SCARSDALE, N.Y. – A Scarsdale native stands set to join more than 100 students from around the world on a globetrotting expedition to explore the high arctic with a team of polar experts.
Max Markowitz, a student from Scarsdale High School, was awarded a scholarship to join 111 students on an international team of polar experts representing 18 nations on a ship-based expedition to Greenland and the Canadian Arctic that sets sail on Monday.
This year’s “Arctic Expedition” marks the 15th anniversary of the global program. Each year, hundreds of the best and brightest youths from around the world join scientists, educators, Inuit leaders, artists, journalists and other dignitaries on a hands-on learning experience that will help participants “foster a greater understanding and respect for the history, culture, ecological diversity and changes facing the Arctic so they can become inspired youth ambassadors.”
According to Expedition Leader Geoff Green, the trip “each day is filled with exploration, discovery, presentations, workshops, hands-on research, hikes and other adventures.”
The trip begins in Ottawa, where the students and leaders will explore the communities, coasts and fiords of western Greenland before crossing the Davis Strait to Canada’s High Arctic. They will explore the eastern entrance of the Northwest Passage, including visits to Pond Inlet, Sirmilik National Park and Beechey Island.”

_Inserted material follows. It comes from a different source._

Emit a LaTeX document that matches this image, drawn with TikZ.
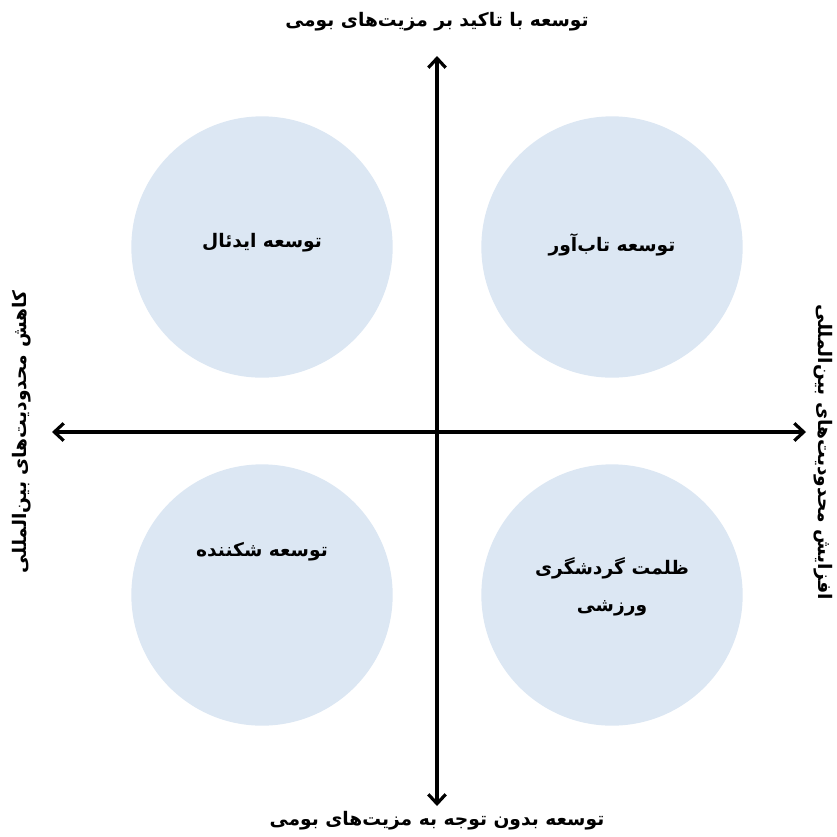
\documentclass[tikz,border=0pt]{standalone}
\usepackage{fontspec}
\usetikzlibrary{arrows.meta}
\TeXXeTstate=1
\newfontfamily\arabicfont[Script=Arabic]{DejaVu Sans}
\definecolor{circfill}{HTML}{DCE7F3}
\tikzset{
  quad/.style={circle, fill=circfill, minimum size=196pt, inner sep=0pt},
  qlabel/.style={font=\arabicfont\bfseries\fontsize{14}{16}\selectfont, align=center},
  axlabel/.style={font=\arabicfont\bfseries\fontsize{14}{16}\selectfont},
  axis/.style={line width=2.4pt, {Straight Barb[length=7pt,width=13pt]}-{Straight Barb[length=7pt,width=13pt]}}
}
\begin{document}
\begin{tikzpicture}[x=0.75pt,y=-0.75pt]
\useasboundingbox (0,0) rectangle (837,836);
\node[quad] (tl) at (262,247) {};
\node[quad] (tr) at (612,247) {};
\node[quad] (bl) at (262,595) {};
\node[quad] (br) at (612,595) {};
\node[qlabel] (tlt) at (262,243) {\beginR توسعه ایدئال\endR};
\node[qlabel] (trt) at (612,245) {\beginR توسعه تاب^^^^200cآور\endR};
\node[qlabel] (blt) at (262,552) {\beginR توسعه شکننده\endR};
\node[qlabel] (brt1) at (612,568) {\beginR ظلمت گردشگری\endR};
\node[qlabel] (brt2) at (612,608) {\beginR ورزشی\endR};
\coordinate (L) at (52,432);
\coordinate (R) at (806,432);
\coordinate (T) at (437,56);
\coordinate (B) at (437,806);
\draw[axis] (L) -- (R);
\draw[axis] (B) -- (T);
\node[axlabel] (top) at (437,22) {\beginR توسعه با تاکید بر مزیت^^^^200cهای بومی\endR};
\node[axlabel] (bot) at (437,821) {\beginR توسعه بدون توجه به مزیت^^^^200cهای بومی\endR};
\node[axlabel, rotate=90] (lft) at (22,432) {\beginR کاهش محدودیت^^^^200cهای بین^^^^200cالمللی\endR};
\node[axlabel, rotate=-90] (rgt) at (823,452) {\beginR افزایش محدودیت^^^^200cهای بین^^^^200cالمللی\endR};
\end{tikzpicture}
\end{document}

“By connecting curious and passionate youth with the people, land, challenges and opportunities of the changing Arctic at such a crucial time, we help to foster the knowledge, inspiration and determination in youth that will stay with them for a lifetime,” Green added.
During the expedition, the students will enjoy encounters with Arctic wildlife, attend workshops led by polar explorer Fred Roots, take Zodiac cruises among icebergs, explore the Illulisat Icefjord UNESCO World Heritage site and be taught how to build and paddle a traditional kayak by Inuit leaders.

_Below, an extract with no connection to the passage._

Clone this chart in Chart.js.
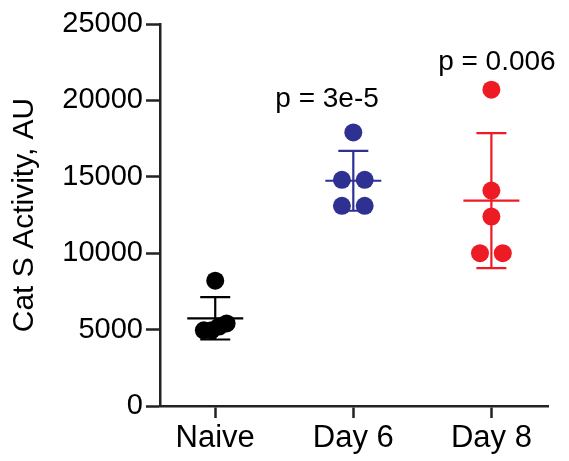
<!DOCTYPE html>
<html>
<head>
<meta charset="utf-8">
<script src="https://cdn.jsdelivr.net/npm/chart.js@4.4.0/dist/chart.umd.min.js"></script>
<style>
  html, body { margin: 0; padding: 0; background: #fff; }
  #wrap { width: 569px; height: 461px; }
</style>
</head>
<body>
<div id="wrap"><canvas id="c" width="569" height="461"></canvas></div>
<script>
// ---- data ----
const categories = ['Naive', 'Day 6', 'Day 8'];
const naiveValues = [8200, 5400, 5200, 4950, 4950];
const day6Values = [17900, 14800, 14800, 13100, 13100];
const day8Values = [20700, 14100, 12400, 10000, 10000];
const yTicks = [0, 5000, 10000, 15000, 20000, 25000];
const pLabels = ['', 'p = 3e-5', 'p = 0.006'];

const groups = [naiveValues, day6Values, day8Values];
const colors = ['#000000', '#2E3192', '#ED1C24'];
const FONT = "'Liberation Sans', Arial, sans-serif";

// mean and SD computed from the points
function mean(a) { return a.reduce((s, v) => s + v, 0) / a.length; }
function sd(a) { const m = mean(a); return Math.sqrt(a.reduce((s, v) => s + (v - m) * (v - m), 0) / (a.length - 1)); }

// simple symmetric spread of near-equal values (avoid overlap)
function spread(values, center) {
  const idx = values.map((v, i) => i).sort((a, b) => values[a] - values[b]);
  const out = new Array(values.length).fill(center);
  let cluster = [idx[0]];
  const flush = () => {
    const n = cluster.length;
    if (n > 1) {
      const total = 0.165;
      cluster.forEach((k, j) => { out[k] = center - total / 2 + j * total / (n - 1); });
    }
  };
  for (let i = 1; i < idx.length; i++) {
    if (values[idx[i]] - values[idx[i - 1]] < 1000) cluster.push(idx[i]);
    else { flush(); cluster = [idx[i]]; }
  }
  flush();
  return out;
}

const datasets = groups.map((vals, g) => {
  const xs = spread(vals, g + 1);
  return {
    label: categories[g],
    data: vals.map((v, i) => ({ x: xs[i], y: v })),
    backgroundColor: colors[g],
    borderColor: colors[g],
    borderWidth: 0,
    pointRadius: 9,
    pointHoverRadius: 9
  };
});

// annotation anchors (data units) for the p-value texts
const pAnchors = [null, { x: 1.81, y: 19570 }, { x: 3.04, y: 22000 }];

const errorBars = {
  id: 'errorBars',
  afterDatasetsDraw(chart) {
    const ctx = chart.ctx, xs = chart.scales.x, ys = chart.scales.y;
    ctx.save();
    groups.forEach((vals, g) => {
      const m = mean(vals), s = sd(vals);
      const cx = xs.getPixelForValue(g + 1);
      const ym = ys.getPixelForValue(m), yt = ys.getPixelForValue(m + s), yb = ys.getPixelForValue(m - s);
      ctx.strokeStyle = colors[g];
      ctx.lineWidth = 2.2;
      ctx.beginPath();
      ctx.moveTo(cx - 28, ym); ctx.lineTo(cx + 28, ym);
      ctx.moveTo(cx, yt); ctx.lineTo(cx, yb);
      ctx.moveTo(cx - 15, yt); ctx.lineTo(cx + 15, yt);
      ctx.moveTo(cx - 15, yb); ctx.lineTo(cx + 15, yb);
      ctx.stroke();
    });
    ctx.fillStyle = '#000';
    ctx.font = '28px ' + FONT;
    ctx.textAlign = 'center';
    ctx.textBaseline = 'alphabetic';
    pLabels.forEach((t, g) => {
      if (!t) return;
      ctx.fillText(t, xs.getPixelForValue(pAnchors[g].x), ys.getPixelForValue(pAnchors[g].y));
    });
    ctx.restore();
  }
};

new Chart(document.getElementById('c'), {
  type: 'scatter',
  data: { datasets },
  plugins: [errorBars],
  options: {
    responsive: false,
    animation: false,
    events: [],
    layout: { padding: { top: 24, right: 21, left: 0, bottom: 0 } },
    plugins: { legend: { display: false }, tooltip: { enabled: false } },
    scales: {
      x: {
        type: 'linear',
        min: 0.6,
        max: 3.41,
        afterBuildTicks(scale) { scale.ticks = [1, 2, 3].map(v => ({ value: v })); },
        afterFit(scale) { scale.height = 55; },
        ticks: {
          callback: (v) => categories[v - 1] || '',
          color: '#000',
          font: { family: FONT, size: 31 },
          padding: 2,
          maxRotation: 0,
          autoSkip: false
        },
        grid: { drawOnChartArea: false, drawTicks: true, tickLength: 12, tickWidth: 2.5, tickColor: '#222' },
        border: { display: true, color: '#222', width: 2.5 }
      },
      y: {
        min: 0,
        max: 25000,
        afterBuildTicks(scale) { scale.ticks = yTicks.map(v => ({ value: v })); },
        afterFit(scale) { scale.width = 160; },
        ticks: {
          callback: (v) => String(v),
          color: '#000',
          font: { family: FONT, size: 29 },
          padding: 3
        },
        grid: { drawOnChartArea: false, drawTicks: true, tickLength: 14, tickWidth: 2.5, tickColor: '#222' },
        border: { display: true, color: '#222', width: 2.5 },
        title: {
          display: true,
          text: 'Cat S Activity, AU',
          color: '#000',
          font: { family: FONT, size: 30, lineHeight: 1 },
          padding: { top: 10, bottom: 0 }
        }
      }
    }
  }
});
</script>
</body>
</html>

“To witness first-hand, the beauty of the Arctic and better understand its important role in the global ecosystem is something that will forever change the way the students view the world and their place within it,” Green said. “The expedition will be the beginning of a lifelong journey and a very important step in gaining the inspiration, education and motivation needed to become leaders in their communities and around the world.”